Given records:
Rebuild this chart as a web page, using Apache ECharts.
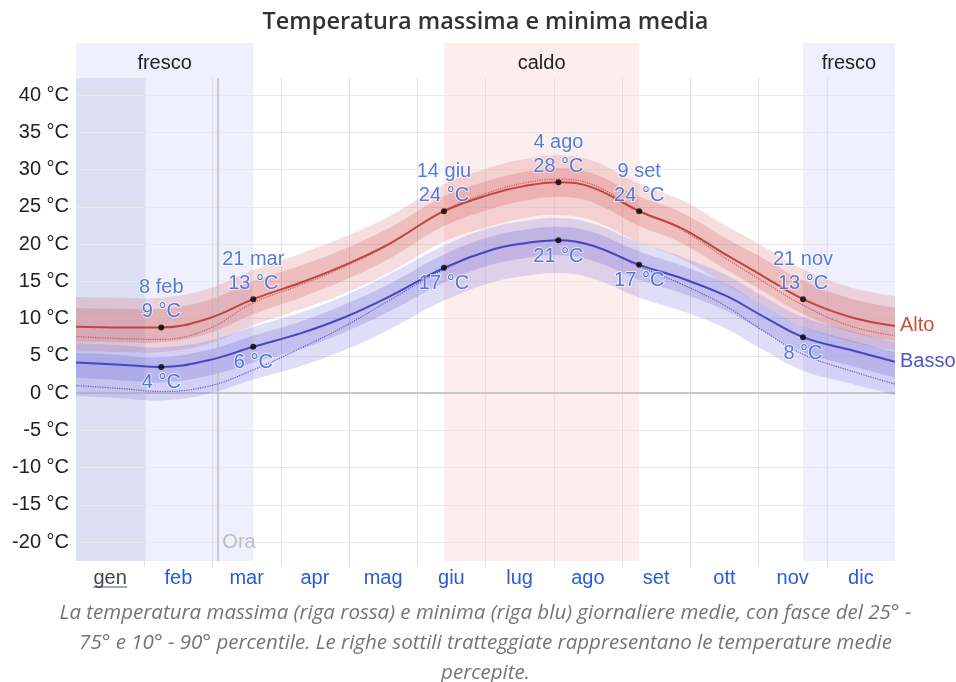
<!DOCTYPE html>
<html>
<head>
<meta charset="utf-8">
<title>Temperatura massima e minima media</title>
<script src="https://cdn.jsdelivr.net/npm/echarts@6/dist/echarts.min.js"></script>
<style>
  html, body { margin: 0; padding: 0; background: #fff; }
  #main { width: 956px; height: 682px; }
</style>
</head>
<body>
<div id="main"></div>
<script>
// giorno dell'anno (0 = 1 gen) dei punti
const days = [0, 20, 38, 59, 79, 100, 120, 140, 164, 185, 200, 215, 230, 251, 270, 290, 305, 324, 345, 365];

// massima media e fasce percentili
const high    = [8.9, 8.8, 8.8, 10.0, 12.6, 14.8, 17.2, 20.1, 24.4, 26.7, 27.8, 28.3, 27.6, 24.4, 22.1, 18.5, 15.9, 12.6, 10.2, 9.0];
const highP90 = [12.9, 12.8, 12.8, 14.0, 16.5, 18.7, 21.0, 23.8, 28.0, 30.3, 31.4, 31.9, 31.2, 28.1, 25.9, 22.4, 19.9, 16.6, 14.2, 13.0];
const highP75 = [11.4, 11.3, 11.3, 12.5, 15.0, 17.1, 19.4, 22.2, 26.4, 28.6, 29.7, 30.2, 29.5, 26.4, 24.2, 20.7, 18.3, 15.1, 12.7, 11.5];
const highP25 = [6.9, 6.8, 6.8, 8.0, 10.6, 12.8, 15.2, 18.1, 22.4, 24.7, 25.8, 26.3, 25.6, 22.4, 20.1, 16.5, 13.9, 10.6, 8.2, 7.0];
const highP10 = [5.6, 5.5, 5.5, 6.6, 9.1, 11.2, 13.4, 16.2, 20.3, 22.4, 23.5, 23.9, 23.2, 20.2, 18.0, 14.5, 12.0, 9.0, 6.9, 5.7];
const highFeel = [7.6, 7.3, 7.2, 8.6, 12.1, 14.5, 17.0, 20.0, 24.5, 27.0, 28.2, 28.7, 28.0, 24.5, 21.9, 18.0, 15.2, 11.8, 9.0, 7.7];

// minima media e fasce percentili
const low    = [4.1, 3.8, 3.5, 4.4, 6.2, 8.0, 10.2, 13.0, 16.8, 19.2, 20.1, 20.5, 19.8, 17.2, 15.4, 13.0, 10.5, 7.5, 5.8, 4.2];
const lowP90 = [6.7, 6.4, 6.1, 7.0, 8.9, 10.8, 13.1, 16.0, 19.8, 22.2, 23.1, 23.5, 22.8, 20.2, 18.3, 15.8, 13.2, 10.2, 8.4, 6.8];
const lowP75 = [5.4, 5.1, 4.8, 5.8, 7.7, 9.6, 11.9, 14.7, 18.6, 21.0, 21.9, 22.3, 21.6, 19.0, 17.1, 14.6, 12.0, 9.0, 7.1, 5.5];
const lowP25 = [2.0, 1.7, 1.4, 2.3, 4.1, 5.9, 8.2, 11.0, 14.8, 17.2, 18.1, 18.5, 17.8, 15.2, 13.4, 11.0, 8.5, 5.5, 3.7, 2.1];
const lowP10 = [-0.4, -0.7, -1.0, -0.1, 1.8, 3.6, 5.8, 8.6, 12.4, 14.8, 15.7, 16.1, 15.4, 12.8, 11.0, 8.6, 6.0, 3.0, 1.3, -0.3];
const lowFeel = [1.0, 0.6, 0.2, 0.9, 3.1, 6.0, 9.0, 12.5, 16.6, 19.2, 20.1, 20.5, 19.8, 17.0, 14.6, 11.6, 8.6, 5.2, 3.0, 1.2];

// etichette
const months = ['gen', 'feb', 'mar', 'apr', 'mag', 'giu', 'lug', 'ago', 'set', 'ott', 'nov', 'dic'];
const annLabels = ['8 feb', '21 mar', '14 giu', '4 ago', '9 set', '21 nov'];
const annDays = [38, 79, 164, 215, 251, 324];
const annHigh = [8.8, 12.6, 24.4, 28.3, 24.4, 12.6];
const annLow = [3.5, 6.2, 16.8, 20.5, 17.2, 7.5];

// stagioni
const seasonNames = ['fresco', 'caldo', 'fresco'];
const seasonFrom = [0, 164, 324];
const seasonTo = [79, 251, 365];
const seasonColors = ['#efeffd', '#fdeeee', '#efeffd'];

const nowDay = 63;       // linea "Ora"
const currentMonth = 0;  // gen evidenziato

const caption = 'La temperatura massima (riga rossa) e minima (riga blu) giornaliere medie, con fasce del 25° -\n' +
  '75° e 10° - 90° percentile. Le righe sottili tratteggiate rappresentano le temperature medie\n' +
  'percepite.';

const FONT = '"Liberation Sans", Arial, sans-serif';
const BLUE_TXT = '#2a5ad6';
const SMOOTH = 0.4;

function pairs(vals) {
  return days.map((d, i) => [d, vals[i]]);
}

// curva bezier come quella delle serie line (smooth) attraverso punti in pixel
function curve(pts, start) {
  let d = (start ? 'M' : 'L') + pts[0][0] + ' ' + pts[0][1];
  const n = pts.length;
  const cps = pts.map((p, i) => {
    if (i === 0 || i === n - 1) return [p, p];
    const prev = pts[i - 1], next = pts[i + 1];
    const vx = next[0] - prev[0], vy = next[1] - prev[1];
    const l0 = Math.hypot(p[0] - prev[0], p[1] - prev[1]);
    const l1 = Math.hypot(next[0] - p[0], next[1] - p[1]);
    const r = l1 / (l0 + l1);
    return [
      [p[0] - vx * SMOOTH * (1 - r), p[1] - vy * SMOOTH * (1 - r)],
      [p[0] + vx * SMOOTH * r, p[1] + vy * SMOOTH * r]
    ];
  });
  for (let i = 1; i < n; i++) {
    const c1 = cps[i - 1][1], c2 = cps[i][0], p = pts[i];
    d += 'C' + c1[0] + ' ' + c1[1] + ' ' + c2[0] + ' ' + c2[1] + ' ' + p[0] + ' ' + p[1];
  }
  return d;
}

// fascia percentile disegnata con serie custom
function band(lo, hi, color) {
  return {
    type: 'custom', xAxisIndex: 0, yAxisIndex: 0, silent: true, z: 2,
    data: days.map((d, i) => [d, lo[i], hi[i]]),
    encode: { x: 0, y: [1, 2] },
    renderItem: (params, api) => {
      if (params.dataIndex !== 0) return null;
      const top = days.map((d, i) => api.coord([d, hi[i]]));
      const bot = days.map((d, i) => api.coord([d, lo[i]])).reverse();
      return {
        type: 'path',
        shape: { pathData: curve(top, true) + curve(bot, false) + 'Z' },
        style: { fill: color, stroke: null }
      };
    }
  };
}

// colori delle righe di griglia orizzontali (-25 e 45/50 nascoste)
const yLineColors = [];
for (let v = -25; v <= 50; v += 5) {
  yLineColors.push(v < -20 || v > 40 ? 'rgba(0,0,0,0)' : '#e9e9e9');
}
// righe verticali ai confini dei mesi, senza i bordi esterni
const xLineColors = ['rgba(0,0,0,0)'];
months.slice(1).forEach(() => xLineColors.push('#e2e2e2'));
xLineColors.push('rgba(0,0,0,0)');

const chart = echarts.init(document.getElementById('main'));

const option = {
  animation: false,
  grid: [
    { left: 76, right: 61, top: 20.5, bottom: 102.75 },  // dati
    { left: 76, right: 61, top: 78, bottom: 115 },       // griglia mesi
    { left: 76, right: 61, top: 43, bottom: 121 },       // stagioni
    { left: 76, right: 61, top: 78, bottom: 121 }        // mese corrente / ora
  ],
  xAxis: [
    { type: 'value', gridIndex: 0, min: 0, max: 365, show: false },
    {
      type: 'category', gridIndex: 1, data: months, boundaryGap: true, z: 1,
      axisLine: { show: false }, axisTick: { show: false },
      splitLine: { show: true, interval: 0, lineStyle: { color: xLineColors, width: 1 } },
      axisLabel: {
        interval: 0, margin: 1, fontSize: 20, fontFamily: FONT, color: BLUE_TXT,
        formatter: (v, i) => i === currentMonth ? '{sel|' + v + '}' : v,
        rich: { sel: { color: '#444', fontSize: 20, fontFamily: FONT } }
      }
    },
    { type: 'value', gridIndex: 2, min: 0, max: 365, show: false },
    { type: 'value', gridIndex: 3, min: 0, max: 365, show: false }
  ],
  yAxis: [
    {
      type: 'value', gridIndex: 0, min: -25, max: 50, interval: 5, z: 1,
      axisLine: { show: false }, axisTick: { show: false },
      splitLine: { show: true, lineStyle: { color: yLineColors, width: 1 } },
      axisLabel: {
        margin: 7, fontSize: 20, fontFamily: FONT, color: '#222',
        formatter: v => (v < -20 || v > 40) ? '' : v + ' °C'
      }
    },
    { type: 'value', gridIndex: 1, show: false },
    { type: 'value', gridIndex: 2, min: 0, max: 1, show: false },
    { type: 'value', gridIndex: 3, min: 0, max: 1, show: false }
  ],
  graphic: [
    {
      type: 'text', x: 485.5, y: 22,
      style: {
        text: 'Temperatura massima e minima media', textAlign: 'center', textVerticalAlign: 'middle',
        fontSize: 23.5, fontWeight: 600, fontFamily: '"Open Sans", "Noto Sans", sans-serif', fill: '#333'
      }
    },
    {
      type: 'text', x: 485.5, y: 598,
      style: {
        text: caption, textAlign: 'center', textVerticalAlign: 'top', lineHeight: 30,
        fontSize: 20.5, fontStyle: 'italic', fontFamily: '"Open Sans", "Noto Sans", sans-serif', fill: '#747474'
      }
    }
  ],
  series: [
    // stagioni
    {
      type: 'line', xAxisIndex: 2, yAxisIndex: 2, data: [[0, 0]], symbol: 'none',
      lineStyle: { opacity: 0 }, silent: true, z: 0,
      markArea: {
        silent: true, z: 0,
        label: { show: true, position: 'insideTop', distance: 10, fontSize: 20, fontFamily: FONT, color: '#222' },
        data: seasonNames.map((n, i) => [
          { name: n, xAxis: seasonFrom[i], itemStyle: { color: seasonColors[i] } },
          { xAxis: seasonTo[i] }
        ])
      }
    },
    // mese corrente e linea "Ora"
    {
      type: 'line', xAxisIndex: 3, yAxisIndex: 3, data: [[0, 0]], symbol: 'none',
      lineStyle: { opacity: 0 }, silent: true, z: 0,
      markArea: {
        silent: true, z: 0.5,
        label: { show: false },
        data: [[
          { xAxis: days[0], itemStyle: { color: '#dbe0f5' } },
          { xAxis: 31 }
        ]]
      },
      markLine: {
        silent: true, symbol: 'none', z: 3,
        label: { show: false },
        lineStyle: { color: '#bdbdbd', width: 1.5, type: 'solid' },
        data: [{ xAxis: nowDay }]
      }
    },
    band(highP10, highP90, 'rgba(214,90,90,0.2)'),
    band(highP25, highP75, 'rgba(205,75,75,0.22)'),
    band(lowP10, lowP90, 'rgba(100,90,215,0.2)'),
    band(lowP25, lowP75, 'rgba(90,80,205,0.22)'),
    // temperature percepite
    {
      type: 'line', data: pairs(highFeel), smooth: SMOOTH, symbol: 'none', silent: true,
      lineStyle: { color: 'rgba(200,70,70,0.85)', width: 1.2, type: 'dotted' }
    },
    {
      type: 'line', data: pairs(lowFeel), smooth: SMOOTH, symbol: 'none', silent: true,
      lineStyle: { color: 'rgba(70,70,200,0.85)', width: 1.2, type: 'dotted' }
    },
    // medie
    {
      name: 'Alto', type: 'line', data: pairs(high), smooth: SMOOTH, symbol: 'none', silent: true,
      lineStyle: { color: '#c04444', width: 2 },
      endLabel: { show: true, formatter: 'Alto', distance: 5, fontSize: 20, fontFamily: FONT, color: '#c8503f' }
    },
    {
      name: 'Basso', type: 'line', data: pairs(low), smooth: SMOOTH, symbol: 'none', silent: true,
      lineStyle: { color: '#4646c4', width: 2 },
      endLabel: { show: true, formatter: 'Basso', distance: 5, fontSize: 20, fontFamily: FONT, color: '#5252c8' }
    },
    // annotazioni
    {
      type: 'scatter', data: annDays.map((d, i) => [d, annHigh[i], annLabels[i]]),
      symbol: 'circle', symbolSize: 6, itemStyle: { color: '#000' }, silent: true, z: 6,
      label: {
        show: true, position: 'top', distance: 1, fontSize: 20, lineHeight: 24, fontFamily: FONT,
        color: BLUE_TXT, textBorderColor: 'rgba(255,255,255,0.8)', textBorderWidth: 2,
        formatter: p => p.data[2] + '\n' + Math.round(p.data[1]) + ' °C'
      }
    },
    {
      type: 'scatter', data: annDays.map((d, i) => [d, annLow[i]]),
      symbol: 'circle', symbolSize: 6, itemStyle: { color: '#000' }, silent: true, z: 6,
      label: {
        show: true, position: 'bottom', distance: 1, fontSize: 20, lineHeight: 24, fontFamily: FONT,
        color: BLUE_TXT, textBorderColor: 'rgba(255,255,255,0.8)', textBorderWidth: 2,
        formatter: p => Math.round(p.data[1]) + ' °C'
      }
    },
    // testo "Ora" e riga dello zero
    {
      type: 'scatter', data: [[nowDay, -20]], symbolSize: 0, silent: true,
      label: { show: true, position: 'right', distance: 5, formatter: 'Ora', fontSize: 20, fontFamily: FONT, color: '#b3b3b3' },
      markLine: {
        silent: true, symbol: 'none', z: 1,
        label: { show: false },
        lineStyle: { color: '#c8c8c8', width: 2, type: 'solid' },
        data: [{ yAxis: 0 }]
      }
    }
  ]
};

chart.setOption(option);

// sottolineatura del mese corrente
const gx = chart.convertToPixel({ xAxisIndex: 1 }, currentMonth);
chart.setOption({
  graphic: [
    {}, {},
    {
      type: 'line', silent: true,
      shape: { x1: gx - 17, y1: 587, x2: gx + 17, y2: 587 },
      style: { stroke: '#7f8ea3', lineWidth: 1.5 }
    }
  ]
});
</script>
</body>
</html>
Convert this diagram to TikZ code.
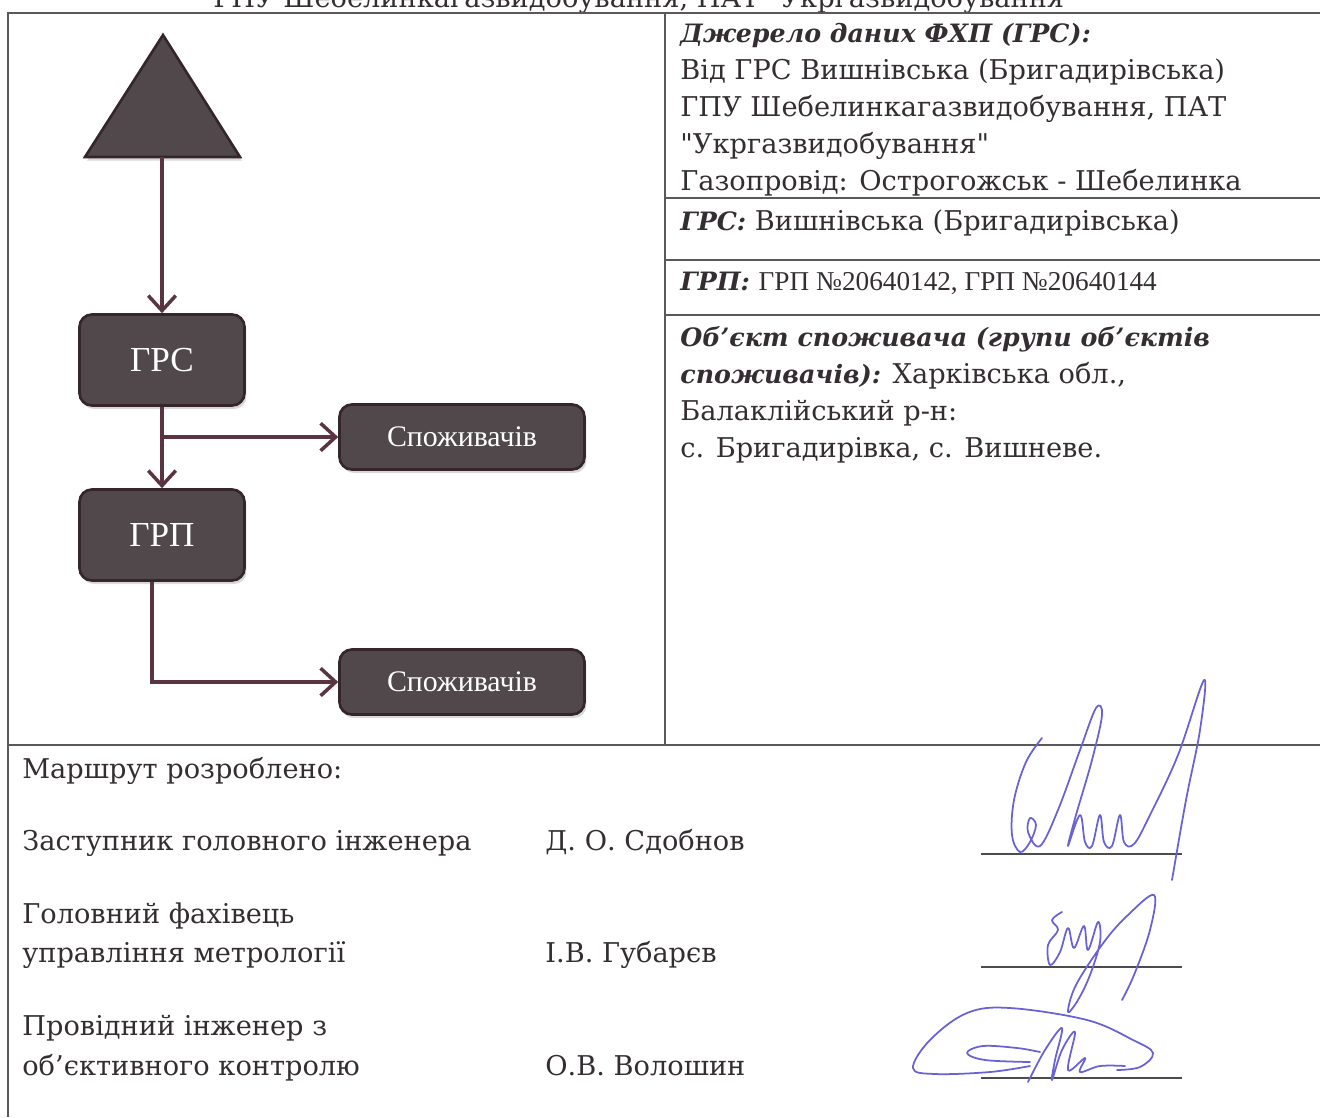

Goal: Hand back the exact lines from the start of the entries to the line with "324, 345, 365];", both ends kept and pictures left out.

Answer:
Rebuild this chart as a web page, using Apache ECharts.
<!DOCTYPE html>
<html>
<head>
<meta charset="utf-8">
<title>Temperatura massima e minima media</title>
<script src="https://cdn.jsdelivr.net/npm/echarts@6/dist/echarts.min.js"></script>
<style>
  html, body { margin: 0; padding: 0; background: #fff; }
  #main { width: 956px; height: 682px; }
</style>
</head>
<body>
<div id="main"></div>
<script>
// giorno dell'anno (0 = 1 gen) dei punti
const days = [0, 20, 38, 59, 79, 100, 120, 140, 164, 185, 200, 215, 230, 251, 270, 290, 305, 324, 345, 365];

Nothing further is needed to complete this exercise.